The past three days have been very intense for us here in Joburg. On Wednesday and Thursday, we spent the majority of our time at the Central Methodist Church in downtown. We also taught for about an hour at the school the church has opened for the refugee children. The church is best known for providing shelter for some of the Zimbabwean refugees here.(For a background on what’s going on in Zimbabwe, check out http://www.somalipress.com/zimbabwe-overview/modern-history-zimbabwe-1142.html or the other 2 million sites that come up.)  Like in so many other countries, the issue of Zimbabwean refugees fleeing to South Africa is highly controversial. As such, the church has been a target of aggression from the SA community who feels that the church should not be caring for the refugees. When I say caring for, I mean that the church is attempting to provide a community for this traumatized population to be part of while the South Africans are marginalizing the refugees. Then again, looking at it from South Africa’s side, don’t they have their own crap to wade through? 

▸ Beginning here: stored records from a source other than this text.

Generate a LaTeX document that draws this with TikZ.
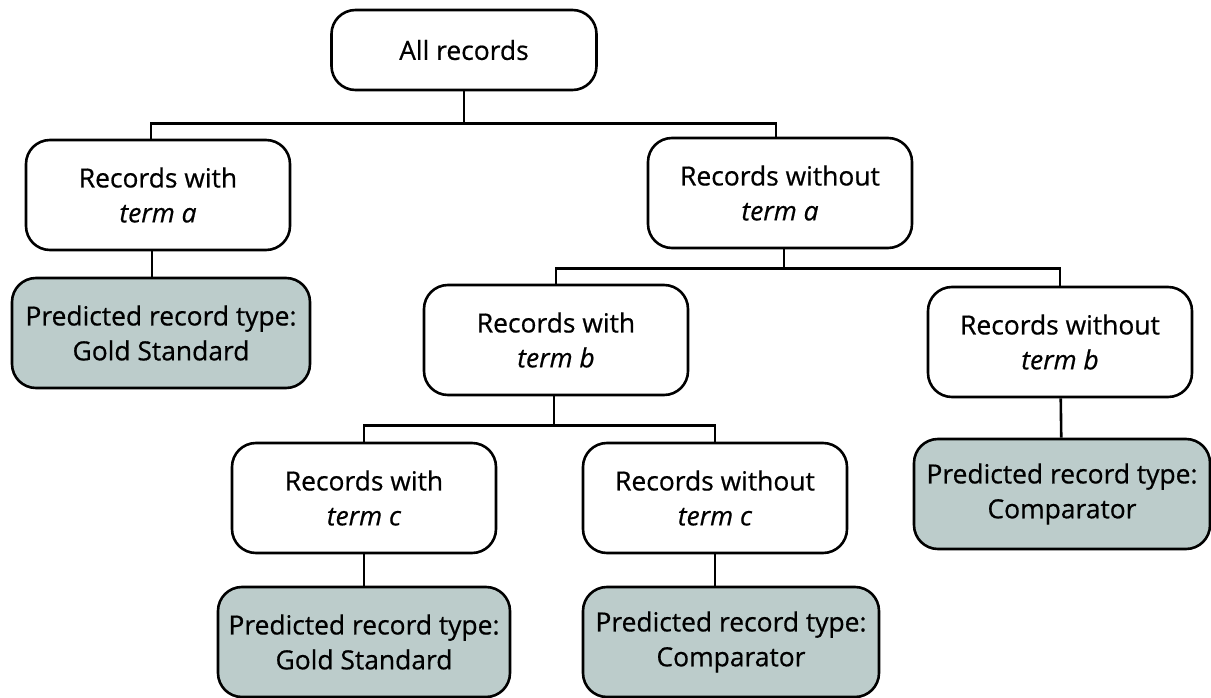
\documentclass[tikz,border=0pt]{standalone}
\usepackage{fontspec}
\setmainfont{Open Sans}[FakeBold=0.6]
\usepackage{tikz}
\usepackage{xcolor}
\definecolor{predfill}{HTML}{BCCCCB}

\begin{document}
\begin{tikzpicture}[x=1bp, y=-1bp, line width=2.6bp,
  rec/.style = {draw, rounded corners=24bp, align=center, inner sep=0pt,
                minimum width=264bp, minimum height=110bp,
                font=\fontsize{26.5}{35}\selectfont},
  pred/.style = {rec, fill=predfill, minimum width=296bp}]
\useasboundingbox (0,0) rectangle (1211,698);
\node[rec, minimum width=265bp, minimum height=80bp] (all) at (464,50) {All records};
\node[rec] (witha) at (158,195) {Records with\\\textit{term a}};
\node[rec] (withouta) at (780,193) {Records without\\\textit{term a}};
\node[pred, minimum width=298bp] (predgs) at (161,333) {Predicted record type:\\Gold Standard};
\node[rec] (withb) at (556,340) {Records with\\\textit{term b}};
\node[rec] (withoutb) at (1060,342) {Records without\\\textit{term b}};
\node[pred] (predcomp) at (1062,494) {Predicted record type:\\Comparator};
\node[rec] (withc) at (364,498) {Records with\\\textit{term c}};
\node[rec] (withoutc) at (715,498) {Records without\\\textit{term c}};
\node[pred, minimum width=292bp] (predgsc) at (364,642) {Predicted record type:\\Gold Standard};
\node[pred] (predcompc) at (731,642) {Predicted record type:\\Comparator};

\draw (all.south) -- ++(0,32) -| ([xshift=-7bp]witha.north);
\draw (all.south) -- ++(0,32) -| ([xshift=-4bp]withouta.north);
\draw ([xshift=-6bp]witha.south) -- ([xshift=-6bp]witha.south |- predgs.north);
\draw ([xshift=4bp]withouta.south) -- ++(0,19) -| (withb.north);
\draw ([xshift=4bp]withouta.south) -- ++(0,19) -| (withoutb.north);
\draw (withoutb) -- (predcomp);
\draw ([xshift=-2bp]withb.south) -- ++(0,29) -| (withc.north);
\draw ([xshift=-2bp]withb.south) -- ++(0,29) -| (withoutc.north);
\draw (withc) -- (predgsc);
\draw (withoutc.south) -- (withoutc.south |- predcompc.north);

\end{tikzpicture}
\end{document}
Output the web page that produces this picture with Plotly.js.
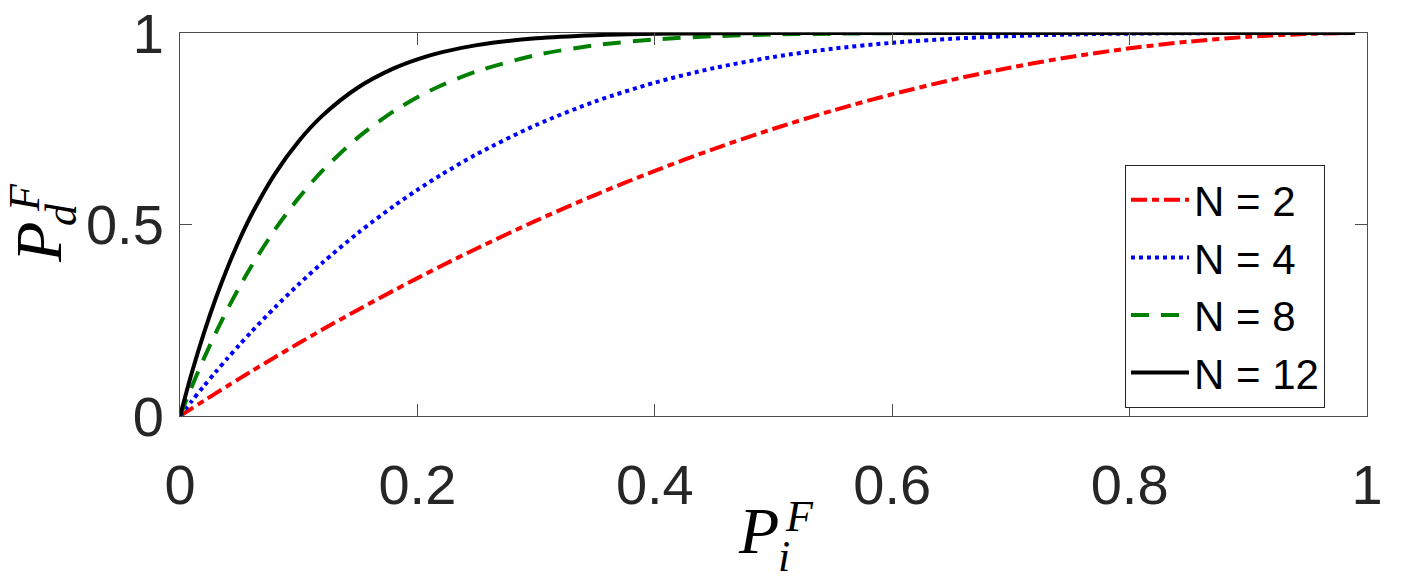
<!DOCTYPE html>
<html>
<head>
<meta charset="utf-8">
<script src="https://cdn.plot.ly/plotly-3.0.1.min.js"></script>
<style>html,body{margin:0;padding:0;background:#fff;}#chart{width:1407px;height:582px;}</style>
</head>
<body>
<div id="chart"></div>
<script>
const pi = [0, 0.01, 0.02, 0.03, 0.04, 0.05, 0.06, 0.08, 0.10, 0.12, 0.15, 0.18, 0.20, 0.22, 0.25, 0.30, 0.35, 0.40, 0.45, 0.50, 0.55, 0.60, 0.65, 0.70, 0.75, 0.80, 0.85, 0.90, 0.95, 0.99];
const pdN2 = [0, 0.0199, 0.0396, 0.0591, 0.0784, 0.0975, 0.1164, 0.1536, 0.19, 0.2256, 0.2775, 0.3276, 0.36, 0.3916, 0.4375, 0.51, 0.5775, 0.64, 0.6975, 0.75, 0.7975, 0.84, 0.8775, 0.91, 0.9375, 0.96, 0.9775, 0.99, 0.9975, 0.9999];
const pdN4 = [0, 0.0394, 0.0776, 0.1147, 0.1507, 0.1855, 0.2193, 0.2836, 0.3439, 0.4003, 0.478, 0.5479, 0.5904, 0.6298, 0.6836, 0.7599, 0.8215, 0.8704, 0.9085, 0.9375, 0.959, 0.9744, 0.985, 0.9919, 0.9961, 0.9984, 0.9995, 0.9999, 1, 1];
const pdN8 = [0, 0.0773, 0.1492, 0.2163, 0.2786, 0.3366, 0.3904, 0.4868, 0.5695, 0.6404, 0.7275, 0.7956, 0.8322, 0.863, 0.8999, 0.9424, 0.9681, 0.9832, 0.9916, 0.9961, 0.9983, 0.9993, 0.9998, 0.9999, 1, 1, 1, 1, 1, 1];
const pdN12 = [0, 0.1136, 0.2153, 0.3062, 0.3873, 0.4596, 0.5241, 0.6323, 0.7176, 0.7843, 0.8578, 0.9076, 0.9313, 0.9493, 0.9683, 0.9862, 0.9943, 0.9978, 0.9992, 0.9998, 0.9999, 1, 1, 1, 1, 1, 1, 1, 1, 1];
const seriesNames = ['N = 2', 'N = 4', 'N = 8', 'N = 12'];
const xTicks = [0, 0.2, 0.4, 0.6, 0.8, 1];
const xTickLabels = ['0', '0.2', '0.4', '0.6', '0.8', '1'];
const yTicks = [0, 0.5, 1];
const yTickLabels = ['0', '0.5', '1'];

const styles = [
  {color: '#ff0000', dash: '16px,5px,7px,5px'},
  {color: '#0000ff', dash: '4px,4px'},
  {color: '#008000', dash: '18px,12px'},
  {color: '#000000', dash: 'solid'}
];
const ys = [pdN2, pdN4, pdN8, pdN12];
const traces = ys.map((y, i) => ({
  x: pi, y: y, type: 'scatter', mode: 'lines', name: seriesNames[i],
  line: {color: styles[i].color, dash: styles[i].dash, width: 4, shape: 'spline', smoothing: 0.8}
}));

// plot area in pixels
const L = 180, R = 1367, T = 33, B = 416;
const px = v => (v - L) / (R - L);
const py = v => (B - v) / (B - T);
const serif = 'Liberation Serif, Times New Roman, serif';
const ann = (text, x, y, size, angle) => ({
  text: text, xref: 'paper', yref: 'paper', x: px(x), y: py(y),
  xanchor: 'center', yanchor: 'middle', showarrow: false, textangle: angle || 0,
  font: {family: serif, size: size, color: '#000'}
});

const axisCommon = {
  showgrid: false, zeroline: false, showline: true, mirror: 'ticks',
  linecolor: '#4d4d4d', linewidth: 1, ticks: 'inside', ticklen: 12, tickcolor: '#4d4d4d', tickwidth: 1,
  tickfont: {family: 'Liberation Sans, Arial, sans-serif', size: 56, color: '#262626'},
  fixedrange: true
};

const layout = {
  width: 1407, height: 582,
  margin: {l: L, r: 1407 - R, t: T, b: 582 - B},
  paper_bgcolor: '#fff', plot_bgcolor: '#fff',
  showlegend: true,
  xaxis: Object.assign({}, axisCommon, {range: [0, 1], tickvals: xTicks, ticktext: xTickLabels, ticklabelstandoff: 20}),
  yaxis: Object.assign({}, axisCommon, {range: [0, 1], tickvals: yTicks, ticktext: yTickLabels, ticklabelstandoff: 4}),
  legend: {
    x: px(1125), y: py(165), xanchor: 'left', yanchor: 'top',
    bgcolor: '#fff', bordercolor: '#262626', borderwidth: 1,
    font: {family: 'Liberation Sans, Arial, sans-serif', size: 42, color: '#000'},
    itemwidth: 58, tracegroupgap: 0
  },
  annotations: [
    ann('<i>P</i>', 758, 530, 66),
    ann('<i>F</i>', 800, 516, 44),
    ann('<i>i</i>', 784, 556, 44),
    ann('<i>P</i>', 38, 243, 66, -90),
    ann('<i>F</i>', 24, 198, 44, -90),
    ann('<i>d</i>', 61, 215, 44, -90)
  ]
};

Plotly.newPlot('chart', traces, layout, {displayModeBar: false, staticPlot: true});
</script>
</body>
</html>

My experience at the church was not what I expected it to be. While in Egypt, we taught English to African refugees from Sudan, Somalia, Nigeria, and other more northern African countries. I found my time interacting with these refugees to be very different from any evening I had spent in Cairo with our students. Our first hour or so in the church on Wednesday was spent with Bishop Paul, an absolutely amazing individual who is clearly dedicated to his mission. He briefed us on the background of the church and the struggles that it has faced, and it still facing. The details of the discussion would require their own blog, but his insight and personal accounts of the xenophobic attacks in SA were very powerful. The church community looks to this man for leadership, and he provides his congregation with what they are looking to him for. Between spending some time with the school children, exploring every corner of the church, being attacked with hugs by the most loving group of four year olds ever, sitting in on the evening service, talking with a 19 year old Zimbabwean refugee named George, and leaving the already full church only to see a thousand more refugees sleeping outside of it, I have been exposed to a community of determined and resilient people who are working to find where they belong. Truly amazing.

Seeing these people makes me appreciate what God has given me in my fortunate and blessed life even more than I have before. And you know what’s so intriguing to me? These people, these refugees whose families have been slaughtered, whose lives have been forever altered, whose stomachs probably growl all day and night with hunger, they never once made me feel uncomfortable for what I have been given. Instead, they just ask for help. They are not angry for what they do not have and what we do, but rather aspire to be more than they are. And THAT is what inspires me to do something about it. Baby steps of course, but these people, and those all around the world just like them, they have the drive and passion to move forward, and our job is to reinforce those emotions that are already there. 

Ukuthula (around the world),

Lynn

GEORGE: You are a muslim then?

ME: Yes

GEORGE: We all worship the same God after all.

1 comment:

  1. I like the conversation at the end a lot. So true.